## GOAL
Among the lines below, list those containing the string "chart".

[BEGIN MATERIAL]

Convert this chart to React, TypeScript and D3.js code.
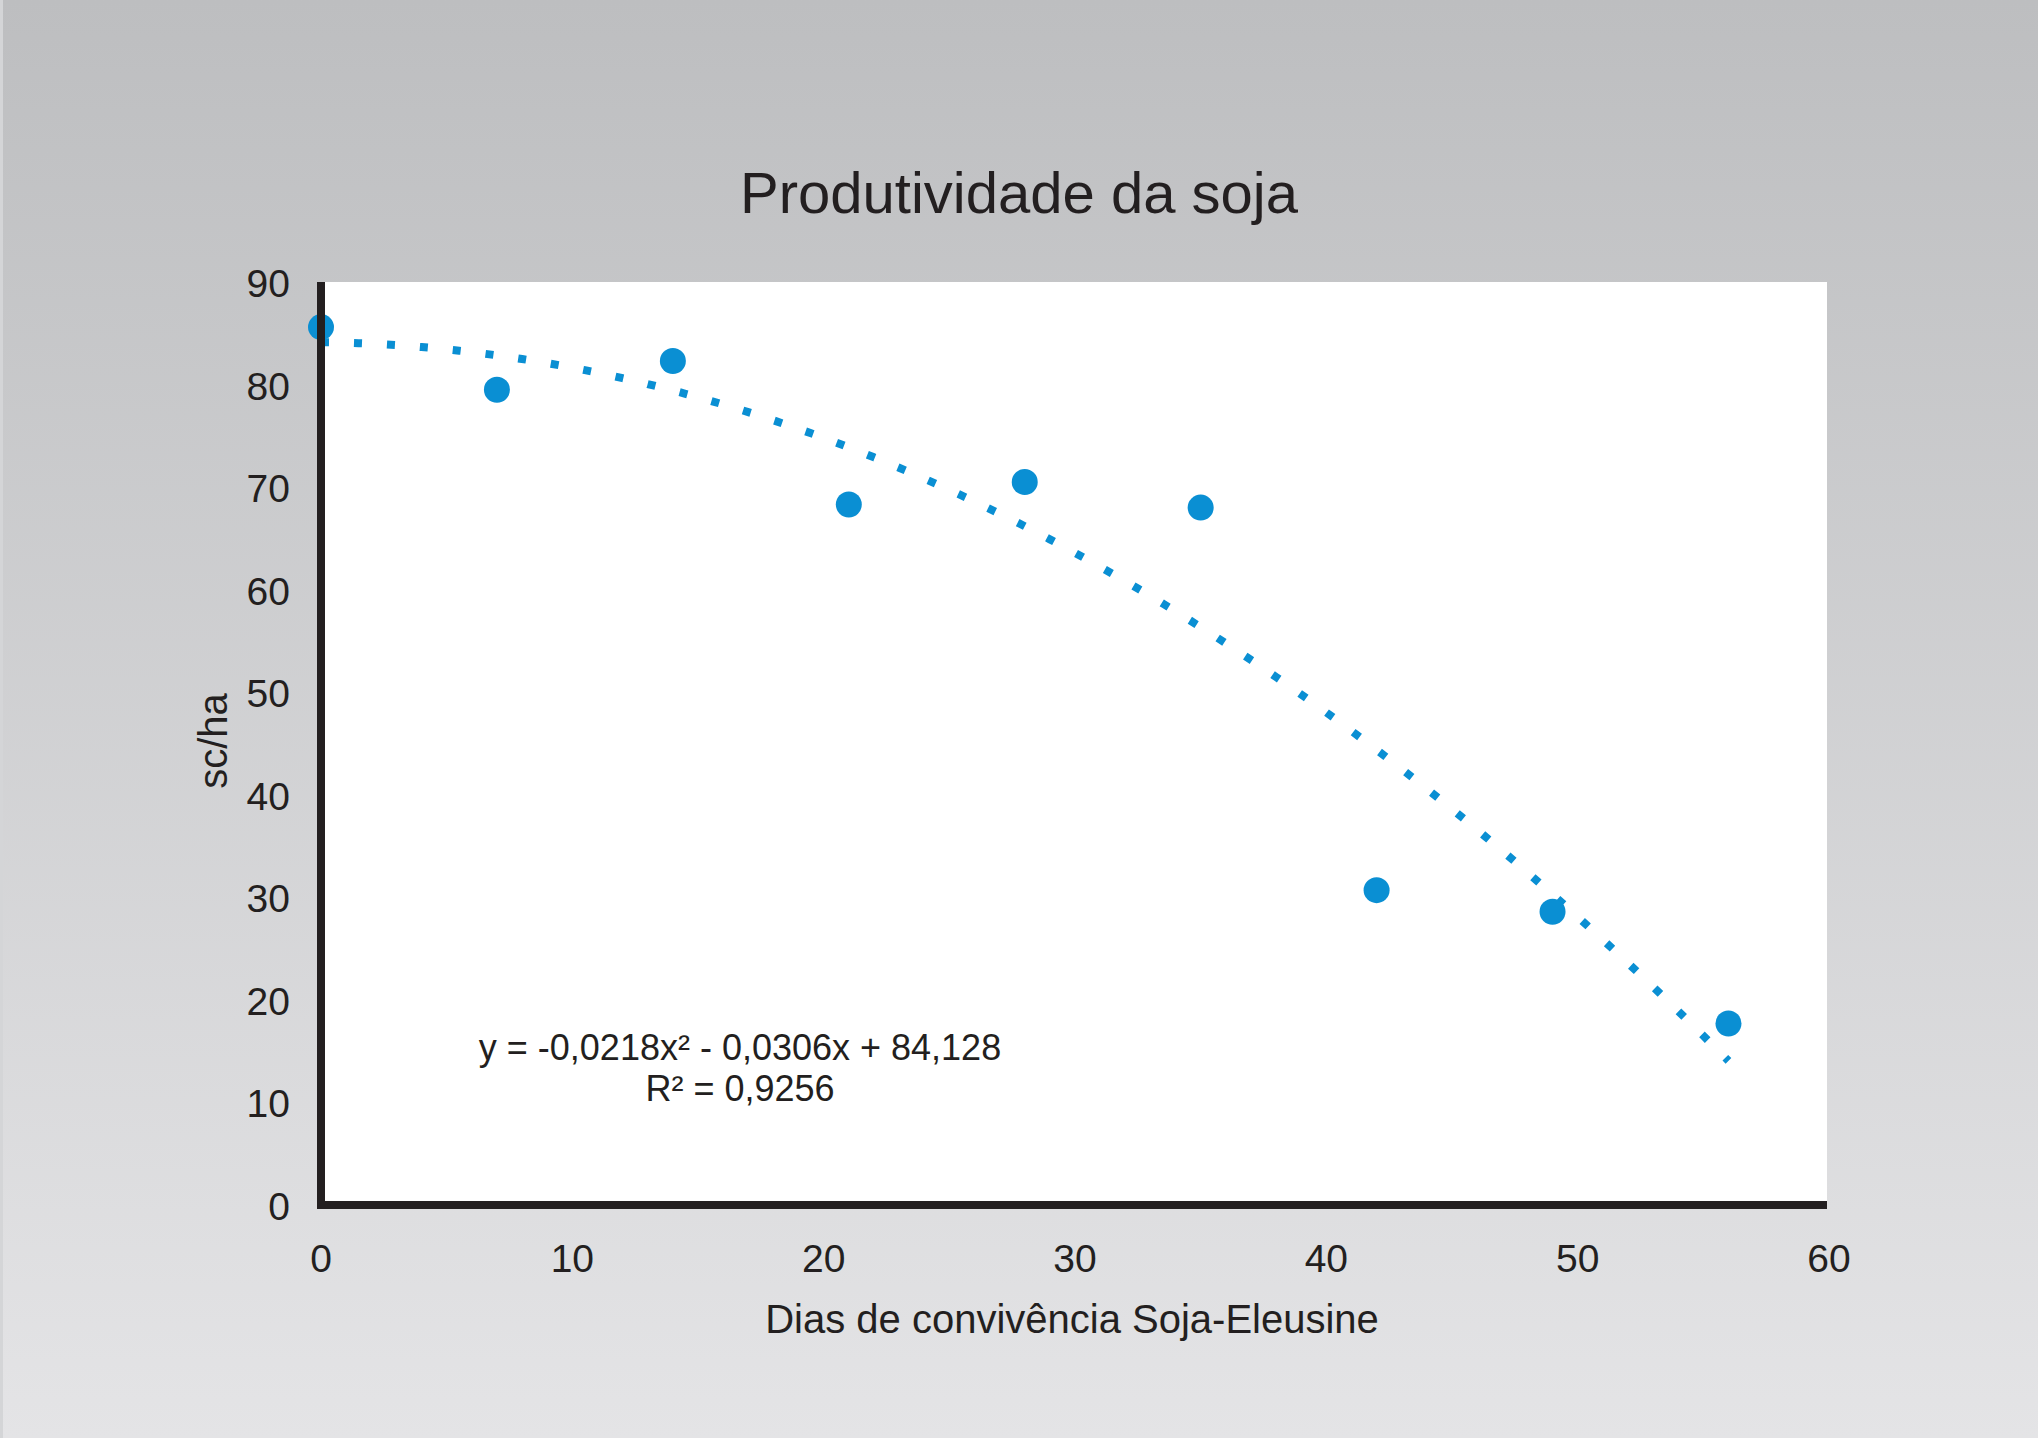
import { useEffect } from "react";
import * as d3 from "d3";

const days = [0, 7, 14, 21, 28, 35, 42, 49, 56];
const yieldScHa = [85.6, 79.5, 82.3, 68.3, 70.5, 68.0, 30.7, 28.6, 17.7];
const xTicks = [0, 10, 20, 30, 40, 50, 60];
const yTicks = [0, 10, 20, 30, 40, 50, 60, 70, 80, 90];
const coef = [-0.0218, -0.0306, 84.128];

const W = 2038;
const H = 1438;
const blue = "#0a8fd3";
const ink = "#231f20";
const font = "'Liberation Sans', Arial, sans-serif";

export default function App() {
  useEffect(() => {
    document.body.style.margin = "0";
  }, []);

  const x = d3.scaleLinear().domain([0, 60]).range([321, 1829]);
  const y = d3.scaleLinear().domain([0, 90]).range([1205, 282]);

  // fitted polynomial from the chart's equation
  const trendPts = d3.range(0, 56.01, 0.5).map((d) => [d, coef[0] * d * d + coef[1] * d + coef[2]]);
  const trend = d3
    .line<number[]>()
    .x((d) => x(d[0]))
    .y((d) => y(d[1]))
    .curve(d3.curveMonotoneX)(trendPts);

  return (
    <svg width={W} height={H} style={{ display: "block" }}>
      <defs>
        <linearGradient id="bg" x1="0" y1="0" x2="0" y2="1">
          <stop offset="0" stopColor="#bdbec0" />
          <stop offset="1" stopColor="#e4e4e6" />
        </linearGradient>
      </defs>
      <rect width={W} height={H} fill="url(#bg)" />
      <rect x={0} y={0} width={3} height={H} fill="#d4d5d7" />

      <text x={1019} y={213} textAnchor="middle" fontFamily={font} fontSize={58} fill={ink}>
        Produtividade da soja
      </text>

      {/* plot area */}
      <rect x={x(0)} y={y(90)} width={x(60) - x(0) - 2} height={y(0) - y(90)} fill="#ffffff" />

      {/* trend line */}
      <path d={trend || ""} fill="none" stroke={blue} strokeWidth={8} strokeDasharray="8 25" />

      {/* points */}
      {days.map((d, i) => (
        <circle key={d} cx={x(d)} cy={y(yieldScHa[i])} r={13} fill={blue} />
      ))}

      {/* axes */}
      <line x1={x(0)} y1={y(90)} x2={x(0)} y2={y(0) + 4} stroke={ink} strokeWidth={8} />
      <line x1={x(0) - 4} y1={y(0)} x2={x(60) - 2} y2={y(0)} stroke={ink} strokeWidth={8} />

      {yTicks.map((t) => (
        <text
          key={"y" + t}
          x={290}
          y={y(t) + 15}
          textAnchor="end"
          fontFamily={font}
          fontSize={39}
          fill={ink}
        >
          {t}
        </text>
      ))}
      {xTicks.map((t) => (
        <text
          key={"x" + t}
          x={x(t)}
          y={1272}
          textAnchor="middle"
          fontFamily={font}
          fontSize={39}
          fill={ink}
        >
          {t}
        </text>
      ))}

      <text x={1072} y={1333} textAnchor="middle" fontFamily={font} fontSize={40} fill={ink}>
        Dias de convivência Soja-Eleusine
      </text>
      <text
        transform={`translate(227,741) rotate(-90)`}
        textAnchor="middle"
        fontFamily={font}
        fontSize={40}
        fill={ink}
      >
        sc/ha
      </text>

      <text x={740} y={1060} textAnchor="middle" fontFamily={font} fontSize={36} fill={ink}>
        y = -0,0218x² - 0,0306x + 84,128
      </text>
      <text x={740} y={1101} textAnchor="middle" fontFamily={font} fontSize={36} fill={ink}>
        R² = 0,9256
      </text>
    </svg>
  );
}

[END MATERIAL]

## FINISHED TASK
Convert this chart to React, TypeScript and D3.js code.
  // fitted polynomial from the chart's equation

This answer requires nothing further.